Friday, February 27, 2009

Stanford: The First Arrest is Made

It's most frustrating being on a plane at JFK and reading the complaint against Laura Pendergest-Holt, knowing that you won't be able to blog it for another eight hours or so. It's a curious thing: basically she's been arrested on obstruction of justice charges because she wasn't completely forthright when she testified in early February, at the time that the Stanford story was breaking all over the press. But she was clearly set up as the patsy: because Allen Stanford himself, along with his CFO James Davis, refused to testify at all, they can't be arrested on similar charges.

On the other hand, there was some really big stuff that Pendergest-Holt knew and didn't say to investigators, not least that $1.6 billion of Stanford International Bank's "assets" consisted of a loan to Allen Stanford himself. And that the $541 million "capital contribution" that Sir Allen made to the bank in December was made up largely of real-estate holdings which the bank already owned, having bought them for $88 million earlier in the year.

Meanwhile, the FT has dug up an NASD arbitration proceeding from 2003 in which a former Stanford employee, Leyla Basagoitia, accused Stanford of running a Ponzi scheme.
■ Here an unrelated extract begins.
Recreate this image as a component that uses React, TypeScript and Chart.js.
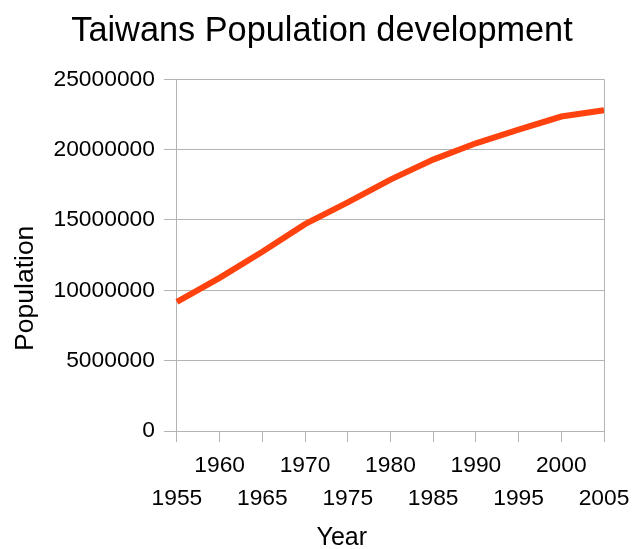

The NASD -- which later became Finra -- wasn't buying it:

Ms Basagoitia's allegations were denied by Stanford Group Company and dismissed by the dispute resolution panel. She was ordered to pay Stanford $107,782 in damages, in repayment of a loan advanced to her while an employee of the company.
Michael Falick, the lawyer who acted for Ms Basagoitia, said his client contacted the SEC about the alleged fraud in tandem with her NASD complaint. Mr Falick said: "It was really troubling, because the NASD was meant to be a regulatory body."

Note that this was an NASD proceeding, not an SEC proceeding (although Basagoitia did inform the SEC as well as the NASD of her suspicions). So Blodget's off base here:

Mary Schapiro wasn't running the SEC when it muffed this latest scam, so she can blame it on her predecessor.

Not true! The vice-chairman of the NASD at the time that Basagoitia made her allegations was one Mary Schapiro. And true to the NASD's nature, the arbitration panel reflexively sided with the company rather than the employee.

And elsewhere on the Stanford-victims front, I just got an email from a Stanford employee:

Employees in all U.S. offices were told by the Receiver that "Payroll would be met and benefits were still in effect" as part of their initial communication to employees (in person) as they closed offices. Funds for payroll are reportedly in Stanford's Treasury department, employees were called in to process payroll, but the Receiver has not approved the transfer of funds to meet this payroll obligation. Funds should have been transferred into employee bank accounts at midnight tonight, and paper checks mailed tomorrow.
Stanford employees were told they were not terminated last week, that in fact "it was business as usual" per the Receiver's email to global Stanford employees. "Consider it a paid vacation," a Stanford employee was told in Memphis, Tennessee. This means employees were not able to begin the process to file for unemployment or make other arrangements with creditors that their income had been suspended.
In fact, many employees were called in to assist the Receiver in many departments. All employees have been working under the assumption that the Receiver would honor the commitment made to meet payroll. Were these employees called back under false pretenses? Funds are in-house to pay employees per Receiver's promise - Receiver now apologizes for the hardship. Why is Receiver now denying to release the monies? Arethe lawyers and other "outside experts" hired by the Receiver being paid with funds promised to meet payroll?
While criminal charges against Allen Stanford or Jim Davis have not been filed, most employees feel that a crime has been committed against them by the Receiver.

Said employees almost certainly include former Fed governor Lyle Gramley. Has anybody got around to asking him anything about his employer yet?